Quella sera la 27enne di origine peruviana ha bevuto 3-4 lattine di birra vicino alla stazione di Porta Nuova, poi si è messa alla ricerca di un bancomat. «Un ragazzo, sui 18 anni e con accento arabo, si è offerto di aiutarmi. Siamo andati verso il Valentino ma, prima di arrivare, mi ha strappato il cellulare dalle mani» ha raccontato la giovane nella denuncia presentata al commissariato San Paolo. Lei lo ha rincorso fino dentro il rudere del Club 84, ex discoteca di fronte a corso Marconi: «In un attimo due nordafricani mi hanno bloccato l’uscita, altri due mi hanno spinta e buttata sopra un materasso». Dove si è consumato lo stupro, concluso con uno degli stranieri che diceva all’altro: «Ora sei un uomo». Poco dopo i sanitari del 118 hanno trovato la 27enne seminuda in un altro punto del parco, verso il Po.
Da lì è partita l’indagine, con gli agenti che il 19 ottobre hanno fatto irruzione all’ex Club 84 insieme ad Aida. Lì hanno trovato otto uomini africani, tra cui il 19enne che la ragazza ha indicato come il primo degli stupratori. Per questo gli investigatori, coordinati dal procuratore aggiunto Cesare Parodi, hanno proceduto al fermo del ragazzo (poi convalidato dal giudice per le indagini preliminari).

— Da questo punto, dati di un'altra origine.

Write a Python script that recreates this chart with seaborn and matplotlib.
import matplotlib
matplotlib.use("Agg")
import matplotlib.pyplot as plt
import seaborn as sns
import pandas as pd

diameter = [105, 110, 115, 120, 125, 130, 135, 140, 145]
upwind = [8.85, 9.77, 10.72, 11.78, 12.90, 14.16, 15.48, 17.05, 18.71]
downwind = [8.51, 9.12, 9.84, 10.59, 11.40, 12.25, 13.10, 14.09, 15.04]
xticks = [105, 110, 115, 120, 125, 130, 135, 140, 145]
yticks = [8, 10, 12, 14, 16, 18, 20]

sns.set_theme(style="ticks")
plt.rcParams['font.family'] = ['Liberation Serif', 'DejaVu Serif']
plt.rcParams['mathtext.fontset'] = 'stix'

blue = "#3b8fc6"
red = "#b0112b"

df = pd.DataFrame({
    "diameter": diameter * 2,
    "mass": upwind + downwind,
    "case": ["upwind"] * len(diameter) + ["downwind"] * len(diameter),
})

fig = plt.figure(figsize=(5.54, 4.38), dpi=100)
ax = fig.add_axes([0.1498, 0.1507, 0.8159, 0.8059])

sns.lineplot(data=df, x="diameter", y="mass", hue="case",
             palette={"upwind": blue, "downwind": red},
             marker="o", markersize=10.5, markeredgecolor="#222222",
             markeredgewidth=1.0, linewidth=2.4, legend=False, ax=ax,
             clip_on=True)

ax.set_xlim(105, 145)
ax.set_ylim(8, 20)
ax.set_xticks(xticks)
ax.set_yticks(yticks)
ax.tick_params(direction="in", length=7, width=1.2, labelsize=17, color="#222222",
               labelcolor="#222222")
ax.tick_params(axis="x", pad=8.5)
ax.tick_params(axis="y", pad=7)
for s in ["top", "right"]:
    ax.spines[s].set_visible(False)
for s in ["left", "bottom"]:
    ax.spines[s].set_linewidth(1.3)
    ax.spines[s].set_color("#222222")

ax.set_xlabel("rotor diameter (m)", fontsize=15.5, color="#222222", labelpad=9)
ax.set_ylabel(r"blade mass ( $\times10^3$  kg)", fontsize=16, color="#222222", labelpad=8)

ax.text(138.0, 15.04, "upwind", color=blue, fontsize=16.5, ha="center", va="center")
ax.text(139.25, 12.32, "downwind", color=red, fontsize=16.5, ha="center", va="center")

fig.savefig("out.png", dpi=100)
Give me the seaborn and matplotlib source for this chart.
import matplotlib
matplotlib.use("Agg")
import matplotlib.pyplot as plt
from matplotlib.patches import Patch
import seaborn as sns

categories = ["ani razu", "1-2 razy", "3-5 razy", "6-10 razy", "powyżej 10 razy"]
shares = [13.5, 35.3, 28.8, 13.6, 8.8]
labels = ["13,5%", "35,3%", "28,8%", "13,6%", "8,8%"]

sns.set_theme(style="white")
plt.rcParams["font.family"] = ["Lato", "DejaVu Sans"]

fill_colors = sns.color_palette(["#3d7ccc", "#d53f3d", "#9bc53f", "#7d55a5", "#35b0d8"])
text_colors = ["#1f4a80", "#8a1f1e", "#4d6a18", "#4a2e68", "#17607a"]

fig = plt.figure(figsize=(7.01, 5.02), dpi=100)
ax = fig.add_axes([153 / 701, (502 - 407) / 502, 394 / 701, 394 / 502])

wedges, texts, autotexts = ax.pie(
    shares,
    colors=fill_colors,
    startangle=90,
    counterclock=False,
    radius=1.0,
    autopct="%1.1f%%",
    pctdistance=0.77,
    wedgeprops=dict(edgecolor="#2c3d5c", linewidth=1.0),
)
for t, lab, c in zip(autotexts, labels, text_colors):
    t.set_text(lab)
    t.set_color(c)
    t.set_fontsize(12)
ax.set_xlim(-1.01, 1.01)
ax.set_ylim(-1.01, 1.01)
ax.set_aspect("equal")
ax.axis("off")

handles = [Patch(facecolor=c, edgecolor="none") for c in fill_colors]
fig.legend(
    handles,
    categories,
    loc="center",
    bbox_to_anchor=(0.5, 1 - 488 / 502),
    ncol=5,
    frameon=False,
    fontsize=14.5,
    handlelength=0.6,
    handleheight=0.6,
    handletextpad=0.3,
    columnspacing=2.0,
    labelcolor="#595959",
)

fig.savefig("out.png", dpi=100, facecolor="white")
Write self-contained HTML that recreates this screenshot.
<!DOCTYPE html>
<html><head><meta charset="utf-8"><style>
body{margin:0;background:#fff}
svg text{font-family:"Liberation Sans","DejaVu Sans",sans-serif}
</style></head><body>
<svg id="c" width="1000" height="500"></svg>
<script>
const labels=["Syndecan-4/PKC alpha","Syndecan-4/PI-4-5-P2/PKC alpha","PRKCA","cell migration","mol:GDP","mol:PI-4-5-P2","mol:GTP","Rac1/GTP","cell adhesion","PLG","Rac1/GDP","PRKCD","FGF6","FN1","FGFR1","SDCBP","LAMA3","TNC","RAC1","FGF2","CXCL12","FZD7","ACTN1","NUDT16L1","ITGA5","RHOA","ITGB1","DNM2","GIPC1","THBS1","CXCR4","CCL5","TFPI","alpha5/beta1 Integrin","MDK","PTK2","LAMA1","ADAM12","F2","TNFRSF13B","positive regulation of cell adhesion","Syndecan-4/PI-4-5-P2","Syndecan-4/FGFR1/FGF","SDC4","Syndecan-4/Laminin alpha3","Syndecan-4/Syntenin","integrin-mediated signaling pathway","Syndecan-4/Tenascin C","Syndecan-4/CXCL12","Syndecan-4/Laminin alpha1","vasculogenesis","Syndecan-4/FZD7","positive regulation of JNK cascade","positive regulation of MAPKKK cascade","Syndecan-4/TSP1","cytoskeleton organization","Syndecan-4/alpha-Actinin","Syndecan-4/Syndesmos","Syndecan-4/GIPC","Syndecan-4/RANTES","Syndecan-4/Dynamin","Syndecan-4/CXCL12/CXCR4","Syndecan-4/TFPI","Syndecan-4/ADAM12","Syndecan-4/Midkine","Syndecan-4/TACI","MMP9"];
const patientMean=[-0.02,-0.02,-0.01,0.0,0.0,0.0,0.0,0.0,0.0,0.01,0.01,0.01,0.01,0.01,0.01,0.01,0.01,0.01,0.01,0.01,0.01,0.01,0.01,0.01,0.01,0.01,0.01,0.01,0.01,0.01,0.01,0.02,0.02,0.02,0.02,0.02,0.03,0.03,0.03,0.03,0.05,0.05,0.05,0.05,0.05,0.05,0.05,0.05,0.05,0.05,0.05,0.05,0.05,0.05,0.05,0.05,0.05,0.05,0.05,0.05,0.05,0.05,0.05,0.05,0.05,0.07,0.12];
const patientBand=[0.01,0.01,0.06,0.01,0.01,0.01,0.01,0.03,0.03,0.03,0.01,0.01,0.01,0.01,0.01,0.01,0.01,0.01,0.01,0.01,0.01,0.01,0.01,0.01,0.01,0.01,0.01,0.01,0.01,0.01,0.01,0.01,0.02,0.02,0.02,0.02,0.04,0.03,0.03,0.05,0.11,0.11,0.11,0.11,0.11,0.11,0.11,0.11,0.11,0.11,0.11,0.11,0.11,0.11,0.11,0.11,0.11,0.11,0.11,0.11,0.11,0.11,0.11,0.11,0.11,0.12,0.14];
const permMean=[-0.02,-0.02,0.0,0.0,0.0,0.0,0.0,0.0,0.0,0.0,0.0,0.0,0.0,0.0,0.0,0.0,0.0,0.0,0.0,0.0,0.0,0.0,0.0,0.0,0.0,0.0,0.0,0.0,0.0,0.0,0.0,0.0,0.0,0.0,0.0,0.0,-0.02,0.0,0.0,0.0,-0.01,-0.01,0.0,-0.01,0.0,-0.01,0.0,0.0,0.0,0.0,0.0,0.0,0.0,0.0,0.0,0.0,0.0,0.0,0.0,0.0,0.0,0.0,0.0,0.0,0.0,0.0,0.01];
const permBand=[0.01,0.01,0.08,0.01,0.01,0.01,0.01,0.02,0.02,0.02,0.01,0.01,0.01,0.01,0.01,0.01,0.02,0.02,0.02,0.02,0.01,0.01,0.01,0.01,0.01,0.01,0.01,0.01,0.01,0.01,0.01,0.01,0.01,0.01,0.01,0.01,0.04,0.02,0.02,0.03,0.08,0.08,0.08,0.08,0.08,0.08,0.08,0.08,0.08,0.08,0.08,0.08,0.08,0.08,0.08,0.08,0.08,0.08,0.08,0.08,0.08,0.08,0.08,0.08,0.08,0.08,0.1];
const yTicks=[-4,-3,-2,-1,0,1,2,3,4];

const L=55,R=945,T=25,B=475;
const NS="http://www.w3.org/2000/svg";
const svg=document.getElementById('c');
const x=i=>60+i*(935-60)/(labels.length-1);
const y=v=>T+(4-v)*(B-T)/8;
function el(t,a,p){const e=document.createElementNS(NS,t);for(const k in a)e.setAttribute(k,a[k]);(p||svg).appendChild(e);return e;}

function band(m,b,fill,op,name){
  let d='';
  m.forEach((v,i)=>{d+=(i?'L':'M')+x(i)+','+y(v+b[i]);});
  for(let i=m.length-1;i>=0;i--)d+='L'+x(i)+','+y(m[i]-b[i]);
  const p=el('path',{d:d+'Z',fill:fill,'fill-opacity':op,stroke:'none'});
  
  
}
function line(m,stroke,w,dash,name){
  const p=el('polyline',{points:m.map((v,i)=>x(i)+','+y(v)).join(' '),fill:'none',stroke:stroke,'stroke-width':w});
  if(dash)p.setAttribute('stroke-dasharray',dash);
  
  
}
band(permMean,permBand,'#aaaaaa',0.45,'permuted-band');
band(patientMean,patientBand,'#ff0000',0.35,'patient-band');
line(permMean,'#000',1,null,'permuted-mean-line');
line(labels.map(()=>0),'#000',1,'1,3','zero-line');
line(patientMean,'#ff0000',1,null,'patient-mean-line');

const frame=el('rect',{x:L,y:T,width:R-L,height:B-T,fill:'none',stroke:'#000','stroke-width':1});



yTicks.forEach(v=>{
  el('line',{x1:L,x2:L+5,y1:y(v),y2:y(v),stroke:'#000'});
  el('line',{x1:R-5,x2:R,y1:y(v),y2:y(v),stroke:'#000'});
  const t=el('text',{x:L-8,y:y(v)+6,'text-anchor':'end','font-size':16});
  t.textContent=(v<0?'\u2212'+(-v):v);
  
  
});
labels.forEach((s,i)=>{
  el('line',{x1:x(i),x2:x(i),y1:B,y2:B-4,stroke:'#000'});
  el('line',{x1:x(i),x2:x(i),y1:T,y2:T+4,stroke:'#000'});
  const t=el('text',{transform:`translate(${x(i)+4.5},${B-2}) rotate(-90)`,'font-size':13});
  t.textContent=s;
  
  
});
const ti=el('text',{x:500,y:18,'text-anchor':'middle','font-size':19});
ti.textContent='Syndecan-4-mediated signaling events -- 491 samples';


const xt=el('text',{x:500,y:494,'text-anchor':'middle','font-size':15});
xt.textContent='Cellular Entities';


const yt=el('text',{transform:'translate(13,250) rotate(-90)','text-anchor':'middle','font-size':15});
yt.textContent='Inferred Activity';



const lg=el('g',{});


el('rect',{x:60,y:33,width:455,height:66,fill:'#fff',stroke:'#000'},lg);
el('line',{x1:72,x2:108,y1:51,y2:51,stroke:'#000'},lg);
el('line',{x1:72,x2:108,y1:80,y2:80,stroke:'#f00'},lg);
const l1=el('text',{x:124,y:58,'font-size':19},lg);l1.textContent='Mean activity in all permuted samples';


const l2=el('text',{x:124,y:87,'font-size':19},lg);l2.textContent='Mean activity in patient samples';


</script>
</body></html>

L’avvocato del giovane egiziano, Stefania Giordano, ha poi fatto ricorso al Tribunale del riesame per chiedere la scarcerazione, alla luce delle incertezze sul suo riconoscimento da parte della vittima.E i giudici le hanno dato ragione, sostenendo che si debba considerare lo «stato confusionale» di Aida a causa dell’alcol, del buio e della situazione. «Può essere stato lui a commettere la violenza ma non ci sono abbastanza indizi per tenerlo in carcere» è, in sostanza, la tesi del Tribunale. Ma, nonostante il 19enne sia tornato in libertà, gli investigatori sono andati avanti con il test del Dna. Che ora "salva" l'indagato e complica l'inchiesta per trovare i responsabili dello stupro.